The self-collection technique that has been the target of the greatest criticism is when custodians — i.e., the employees whose documents are being collected — are deputized to search for and collect relevant documents themselves. This criticism may be most warranted when the employee was personally involved in alleged misconduct, or when his or her objectivity or trustworthiness is in question. Employees may be reluctant to reveal their mistakes or misdeeds where they have such a personal stake in the controversy. Consequently, more than one court has held that it is unreasonable to allow a party's interested employees to identify and collect relevant information, particularly when they have the ability to delete unfavorable documents.
Knowing which employees may have been involved in alleged wrongdoing, or whose trustworthiness may otherwise be questionable, may be difficult to determine, however, until the documents and data have been collected and reviewed. For this reason, even only allowing custodians who were presumably not involved in alleged wrongdoing to self-collect is not without risk.
Another criticism often brought to bear upon custodian self-collection is that ordinary employees may not be capable of identifying relevant documents. The court in Jones v. Bremen High School District 228 stated that “most non-lawyer employees, whether marketing consultants or high school deans, do not have enough knowledge of the applicable law to correctly recognize which documents are relevant to a lawsuit and which are not.” Indeed, as anyone involved in document reviews in complex cases can attest, it can be difficult for trained lawyers to accurately make relevance and responsiveness calls.
Some courts have also found that it is unreasonable to expect ordinary employees to conduct legally sufficient electronic searches, as it is not part of their daily responsibilities, and they likely will not have the skills, training or tools to do so.

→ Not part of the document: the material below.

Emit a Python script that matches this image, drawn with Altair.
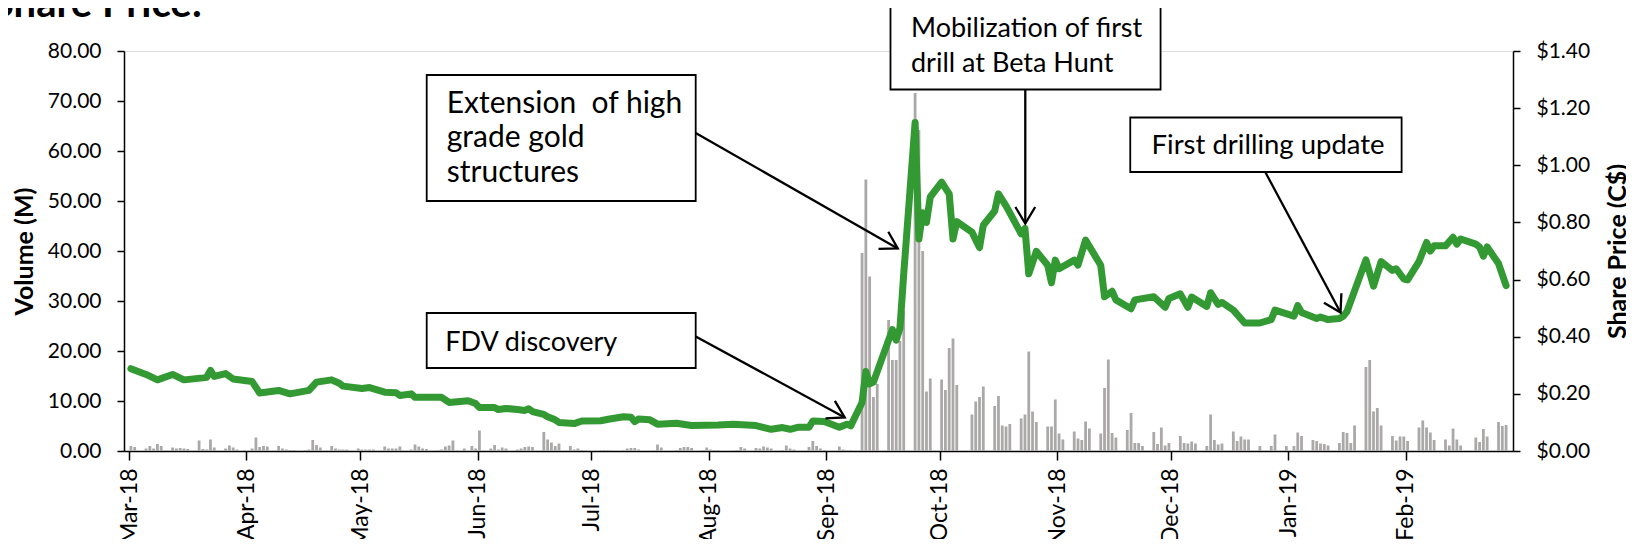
import altair as alt
import pandas as pd

# ---------------- data ----------------
# Daily volume (millions), one row of Mon..Fri per week; None = no bar
WEEK_START = "2018-02-26"
VOLUME_BY_WEEK = [
    [None, None, None, 1.0, 0.8],
    [0.5, 1.0, 0.5, 1.4, 1.0],
    [0.7, 0.5, 0.6, 0.5, 0.4],
    [2.1, 0.4, 0.3, 2.3, 0.7],
    [0.5, 1.1, 0.7, 0.3, None],
    [0.5, 2.7, 0.8, 1.0, 0.9],
    [1.0, 0.5, 0.3, 0.2, 0.2],
    [0.2, 0.3, 2.2, 1.2, 0.7],
    [1.0, 0.5, 0.3, 0.3, 0.3],
    [0.5, 0.3, 0.3, 0.3, 0.3],
    [0.9, 0.5, 0.5, 0.5, 0.9],
    [0.3, 1.3, 0.9, 0.5, 0.4],
    [0.2, 0.3, 0.9, 1.1, 2.1],
    [0.5, None, 1.0, 0.5, 4.1],
    [0.5, 1.2, 0.3, 0.7, 0.5],
    [0.3, 0.5, 0.8, 0.9, 0.8],
    [3.8, 2.3, 1.7, 1.0, 1.5],
    [1.0, 0.3, 0.5, 0.2, 0.1],
    [None, 0.2, 0.2, 0.2, 0.1],
    [0.2, 0.5, 0.6, 0.6, 0.3],
    [None, 0.1, 1.3, 0.7, None],
    [0.2, 0.6, 0.8, 0.8, 0.6],
    [0.2, 0.7, 0.3, 0.2, 0.2],
    [None, 0.1, 0.2, 0.8, 0.5],
    [0.6, 0.5, 0.9, 0.7, 0.5],
    [0.2, 1.1, 0.5, 0.3, None],
    [0.8, 2.0, 1.0, 0.5, 0.2],
    [None, 0.9, 0.3, 0.2, 0.2],
    [39.6, 54.3, 34.9, 10.8, 13.4],
    [26.2, 18.2, 18.2, 22.0, 28.0],
    [71.6, 64.2, 40.0, 11.9, 14.5],
    [14.3, 12.2, 20.6, 22.5, 13.2],
    [None, 7.3, 9.9, 10.8, 12.9],
    [9.0, 11.0, 5.1, 4.9, 5.4],
    [6.5, 7.3, 19.9, 7.9, 5.8],
    [4.9, 4.9, 10.3, 3.5, 2.3],
    [3.9, 2.5, 2.2, 5.9, 4.5],
    [3.5, 12.6, 18.3, 3.6, 2.7],
    [4.2, 7.6, 1.6, 1.6, 1.0],
    [3.8, 1.4, 4.7, 1.1, 1.6],
    [3.0, 1.6, 1.5, 1.9, 1.5],
    [1.0, 7.3, 2.2, 1.3, 1.5],
    [3.9, 2.0, 2.9, 2.3, 2.3],
    [1.0, None, None, 1.0, 3.3],
    [1.0, None, 1.0, 3.7, 3.0],
    [2.2, 2.0, 1.5, 1.4, 1.1],
    [1.6, 3.8, 3.6, 1.6, 5.1],
    [16.8, 18.2, 7.9, 8.6, 5.1],
    [3.0, 2.1, 2.9, 2.9, 2.0],
    [4.7, 6.1, 4.7, 3.7, 2.2],
    [2.3, 1.1, 4.5, 2.3, 1.1],
    [None, 2.7, 1.8, 4.4, 2.9],
    [5.8, 5.0, 5.2, None, None],
]

PRICE_DATES = [
    "2018-03-01", "2018-03-05", "2018-03-08", "2018-03-12", "2018-03-15", "2018-03-20",
    "2018-03-21", "2018-03-22", "2018-03-23", "2018-03-26", "2018-03-28", "2018-04-02",
    "2018-04-04", "2018-04-09", "2018-04-12", "2018-04-17", "2018-04-19", "2018-04-23",
    "2018-04-25", "2018-04-26", "2018-05-01", "2018-05-03", "2018-05-07", "2018-05-10",
    "2018-05-11", "2018-05-14", "2018-05-15", "2018-05-22", "2018-05-24", "2018-05-29",
    "2018-05-31", "2018-06-01", "2018-06-05", "2018-06-06", "2018-06-08", "2018-06-11",
    "2018-06-13", "2018-06-14", "2018-06-15", "2018-06-18", "2018-06-19", "2018-06-21",
    "2018-06-22", "2018-06-26", "2018-06-28", "2018-07-03", "2018-07-05", "2018-07-09",
    "2018-07-11", "2018-07-12", "2018-07-13", "2018-07-16", "2018-07-18", "2018-07-23",
    "2018-07-27", "2018-08-03", "2018-08-07", "2018-08-13", "2018-08-17", "2018-08-20",
    "2018-08-22", "2018-08-24", "2018-08-27", "2018-08-28", "2018-08-31", "2018-09-04",
    "2018-09-06", "2018-09-07", "2018-09-10", "2018-09-11", "2018-09-12", "2018-09-13",
    "2018-09-18", "2018-09-19", "2018-09-20", "2018-09-21", "2018-09-24", "2018-09-25",
    "2018-09-26", "2018-09-27", "2018-09-28", "2018-10-01", "2018-10-02", "2018-10-03",
    "2018-10-04", "2018-10-05", "2018-10-09", "2018-10-11", "2018-10-12", "2018-10-15",
    "2018-10-16", "2018-10-18", "2018-10-22", "2018-10-23", "2018-10-24", "2018-10-26",
    "2018-10-29", "2018-10-30", "2018-10-31", "2018-11-01", "2018-11-05", "2018-11-06",
    "2018-11-08", "2018-11-12", "2018-11-13", "2018-11-15", "2018-11-16", "2018-11-20",
    "2018-11-21", "2018-11-26", "2018-11-29", "2018-11-30", "2018-12-03", "2018-12-05",
    "2018-12-06", "2018-12-10", "2018-12-11", "2018-12-13", "2018-12-14", "2018-12-17",
    "2018-12-20", "2018-12-24", "2018-12-27", "2018-12-28", "2019-01-02", "2019-01-03",
    "2019-01-04", "2019-01-08", "2019-01-09", "2019-01-11", "2019-01-14", "2019-01-15",
    "2019-01-16", "2019-01-21", "2019-01-23", "2019-01-25", "2019-01-28", "2019-01-29",
    "2019-01-31", "2019-02-01", "2019-02-04", "2019-02-06", "2019-02-07", "2019-02-08",
    "2019-02-11", "2019-02-13", "2019-02-14", "2019-02-15", "2019-02-19", "2019-02-20",
    "2019-02-21", "2019-02-22", "2019-02-25", "2019-02-27",
]
PRICE_VALUES = [
    0.288, 0.268, 0.249, 0.268, 0.249, 0.256,
    0.258, 0.282, 0.261, 0.271, 0.252, 0.243,
    0.203, 0.212, 0.200, 0.212, 0.241, 0.249,
    0.237, 0.227, 0.219, 0.222, 0.206, 0.204,
    0.194, 0.200, 0.188, 0.188, 0.170, 0.176,
    0.166, 0.152, 0.152, 0.145, 0.149, 0.145,
    0.142, 0.148, 0.138, 0.128, 0.120, 0.109,
    0.100, 0.096, 0.105, 0.106, 0.111, 0.120,
    0.118, 0.103, 0.112, 0.109, 0.094, 0.097,
    0.089, 0.091, 0.094, 0.089, 0.076, 0.082,
    0.076, 0.083, 0.083, 0.105, 0.103, 0.083,
    0.094, 0.088, 0.170, 0.278, 0.235, 0.241,
    0.425, 0.388, 0.430, 0.620, 1.150, 0.742,
    0.834, 0.800, 0.889, 0.941, 0.920, 0.900,
    0.742, 0.803, 0.766, 0.712, 0.790, 0.840,
    0.900, 0.858, 0.760, 0.779, 0.620, 0.699,
    0.650, 0.589, 0.668, 0.638, 0.668, 0.651,
    0.738, 0.650, 0.540, 0.559, 0.529, 0.498,
    0.529, 0.540, 0.503, 0.534, 0.550, 0.503,
    0.539, 0.506, 0.554, 0.513, 0.520, 0.493,
    0.448, 0.448, 0.460, 0.493, 0.472, 0.509,
    0.485, 0.464, 0.469, 0.460, 0.464, 0.472,
    0.488, 0.669, 0.577, 0.663, 0.632, 0.638,
    0.602, 0.599, 0.663, 0.730, 0.700, 0.718,
    0.718, 0.748, 0.724, 0.742, 0.724, 0.714,
    0.682, 0.714, 0.656, 0.579,
]

X_DOMAIN = ["2018-03-01", "2019-02-28"]
MONTH_TICKS = ["2018-03-01", "2018-04-01", "2018-05-01", "2018-06-01", "2018-07-01",
               "2018-08-01", "2018-09-01", "2018-10-01", "2018-11-01", "2018-12-01",
               "2019-01-01", "2019-02-01"]
VOL_TICKS = [0, 10, 20, 30, 40, 50, 60, 70, 80]
PRICE_TICKS = [0.0, 0.2, 0.4, 0.6, 0.8, 1.0, 1.2, 1.4]

# Annotation boxes (date span, volume-axis span)
BOX_T1 = ["2018-05-18T14:00", "2018-05-18T14:00", "2018-09-18T00:00", "2018-11-20T07:00"]
BOX_T2 = ["2018-07-28T14:00", "2018-07-28T14:00", "2018-11-28T07:00", "2019-01-30T22:00"]
BOX_V_TOP = [75.2, 27.6, 90.0, 66.7]
BOX_V_BOTTOM = [50.0, 16.6, 72.3, 55.8]

TEXT_LINES = ["Extension\u00a0 of high", "grade gold", "structures", "FDV discovery",
              "Mobilization of first", "drill at Beta Hunt", "First drilling update"]
TEXT_T = ["2018-05-23T21:00", "2018-05-23T21:00", "2018-05-23T21:00", "2018-05-23T12:00",
          "2018-09-23T10:00", "2018-09-23T10:00", "2018-11-25T22:00"]
TEXT_V = [67.7, 60.9, 53.8, 20.1, 82.9, 75.9, 59.5]
TEXT_SIZE = [30, 30, 30, 27, 27, 27, 27.5]

ARROW_T1 = ["2018-07-28T14:00", "2018-07-28T14:00", "2018-10-23T14:00", "2018-12-25T22:00"]
ARROW_V1 = [63.6, 22.9, 72.3, 55.8]
ARROW_T2 = ["2018-09-19T22:00", "2018-09-05T22:00", "2018-10-23T14:00", "2019-01-14T19:00"]
ARROW_V2 = [40.5, 6.7, 45.5, 27.7]
ARROW_ANGLE = [29.6, 28.3, 90.0, 61.6]

TITLE = "Share Price:"

# ---------------- helpers ----------------
HALF_DAY_MS = 12 * 3600 * 1000


def to_ms(s):
    return int(pd.Timestamp(s, tz="UTC").value // 10**6)


vol_rows = []
start = pd.Timestamp(WEEK_START, tz="UTC")
for i, week in enumerate(VOLUME_BY_WEEK):
    for j, v in enumerate(week):
        if v is not None:
            d = start + pd.Timedelta(days=7 * i + j)
            vol_rows.append({"t": int(d.value // 10**6) + HALF_DAY_MS, "vol": v})
vol_df = pd.DataFrame(vol_rows)

price_df = pd.DataFrame({
    "t": [to_ms(d) + HALF_DAY_MS for d in PRICE_DATES],
    "price": PRICE_VALUES,
})

box_df = pd.DataFrame({
    "ta": [to_ms(s) for s in BOX_T1], "tb": [to_ms(s) for s in BOX_T2],
    "va": BOX_V_TOP, "vb": BOX_V_BOTTOM,
})
text_df = pd.DataFrame({"t": [to_ms(s) for s in TEXT_T], "v": TEXT_V,
                        "label": TEXT_LINES, "fs": TEXT_SIZE})
arrow_df = pd.DataFrame({
    "t1": [to_ms(s) for s in ARROW_T1], "v1": ARROW_V1,
    "t2": [to_ms(s) for s in ARROW_T2], "v2": ARROW_V2,
    "ang": ARROW_ANGLE,
})
title_df = pd.DataFrame({"label": [TITLE]})

FONT = "Lato"
XSCALE = alt.Scale(type="utc", domain=[to_ms(X_DOMAIN[0]), to_ms(X_DOMAIN[1])], nice=False)
XAXIS = alt.Axis(
    values=[to_ms(m) for m in MONTH_TICKS],
    labelExpr="utcFormat(datum.value, '%b-%y')",
    labelAngle=270, labelFont=FONT, labelFontSize=23, labelColor="black",
    labelPadding=8, labelOverlap=False, labelFlush=False,
    tickSize=9, tickWidth=1.5, tickColor="black",
    domainColor="black", domainWidth=1.5, grid=False, title=None,
)


def X(field):
    return alt.X(f"{field}:T", scale=XSCALE, axis=XAXIS, title=None)


def YA(field):
    return alt.Y(f"{field}:Q", scale=alt.Scale(domain=[0, 80], nice=False), axis=None)


LEFT_AXIS = alt.Axis(
    orient="left", values=VOL_TICKS, format=".2f", title="Volume (M)",
    titleFont=FONT, titleFontSize=25, titleFontWeight="bold", titleColor="black",
    titleAngle=270, titleX=-100, titleY=200, titleAlign="center", titleBaseline="middle",
    labelFont=FONT, labelFontSize=21, labelColor="black", labelPadding=16,
    tickSize=7, tickWidth=1.5, tickColor="black", domainColor="black", domainWidth=1.5,
    grid=False,
)
RIGHT_AXIS = alt.Axis(
    orient="right", values=PRICE_TICKS, format="$.2f", title="Share Price (C$)",
    titleFont=FONT, titleFontSize=25, titleFontWeight="bold", titleColor="black",
    titleAngle=270, titleX=104, titleY=200, titleAlign="center", titleBaseline="middle",
    labelFont=FONT, labelFontSize=21, labelColor="black", labelPadding=16,
    tickSize=7, tickWidth=1.5, tickColor="black", domainColor="black", domainWidth=1.5,
    grid=False,
)

bars = alt.Chart(vol_df).mark_bar(size=2.8, color="#ABA8A8").encode(
    x=X("t"),
    y=alt.Y("vol:Q", scale=alt.Scale(domain=[0, 80], nice=False), axis=LEFT_AXIS),
)

line = alt.Chart(price_df).mark_line(
    color="#339933", strokeWidth=7, strokeJoin="round", strokeCap="round"
).encode(
    x=X("t"),
    y=alt.Y("price:Q", scale=alt.Scale(domain=[0, 1.4], nice=False), axis=RIGHT_AXIS),
)

boxes = alt.Chart(box_df).mark_rect(fill="white", stroke="black", strokeWidth=1.8).encode(
    x=X("ta"), x2="tb", y=YA("va"), y2="vb",
)

texts = alt.Chart(text_df).mark_text(
    align="left", baseline="alphabetic", font=FONT, color="black"
).encode(x=X("t"), y=YA("v"), text="label:N",
         size=alt.Size("fs:Q", scale=None, legend=None))

shafts = alt.Chart(arrow_df).mark_rule(color="black", strokeWidth=2.3).encode(
    x=X("t1"), x2="t2", y=YA("v1"), y2="v2",
)

heads = alt.Chart(arrow_df).mark_point(
    shape="M -1 -0.6 L 0 0 L -1 0.6", filled=False, size=1089,
    color="black", strokeWidth=2.3, opacity=1,
).encode(x=X("t2"), y=YA("v2"), angle=alt.Angle("ang:Q", scale=None))

title = alt.Chart(title_df).mark_text(
    align="right", baseline="alphabetic", font=FONT, fontSize=40,
    fontWeight="bold", color="black",
).encode(x=alt.value(78), y=alt.value(-34), text="label:N")

chart = alt.layer(bars, line, boxes, texts, shafts, heads, title).resolve_scale(
    y="independent"
).properties(
    width=1389, height=400,
    autosize=alt.AutoSizeParams(type="none"),
    padding={"left": 116, "top": 43, "right": 113, "bottom": 88},
).configure_view(stroke=None).configure(background="white")

chart.save("out.html", embed_options={"renderer": "svg", "actions": False})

In light of the foregoing, is there ever a case where custodian self-collection is warranted? It's really a matter of the circumstances and stakes in the case, the particular processes that are employed, and how much risk a company can and should prudently take on.
Depending upon the overall stakes involved in the matter (for example, where the stakes are relatively low), if an employee without a personal interest is provided proper direction and supervision, and a defensible process is employed, the risks may be such that a company may wish to rely upon such self-collection.
Some of the risks may be mitigated in various ways. For example, the employee may be given a set of very broad key words to run and a tool to extract the hits in a forensically sound fashion, which may help to minimize the subjective element. Additionally, a hybrid approach leveraging off of the employee's familiarity with his or her own documents may be employed: The employee self-identifies relevant documents, but the IT department or an outside vendor also conducts a separate search and collection.
Some protection can be built in by ensuring that the custodian's potentially relevant data is preserved and cannot be deleted before having him or her engage in identifying and collecting documents. Be aware, however, that such preservation is not always a panacea, as the costs of a “redo” can be prohibitive, and courts may be more inclined to impose harsh sanctions than to adjust the case schedule to allow time to re-collect, review and produce documents.
The stakes in some matters — for example, high-stakes litigation or governmental investigations — may be such that the company would be better off employing a process that is not susceptible to the risks of custodian self-collection, and the problems associated with later potential challenges and criticism.
Most importantly, when considering the potential benefits of self-collection, also consider the potential costs if things don't go according to plan. Sanctions motions can be unhappy experiences, to say the very least, for everyone involved. Indeed, they can be devastating to companies and careers. The consequences of spoliation in a governmental investigation can even be worse. In many cases, therefore, the marginal cost of sound collection by outside or inside professionals will be well worth avoiding those sometimes enormous risks.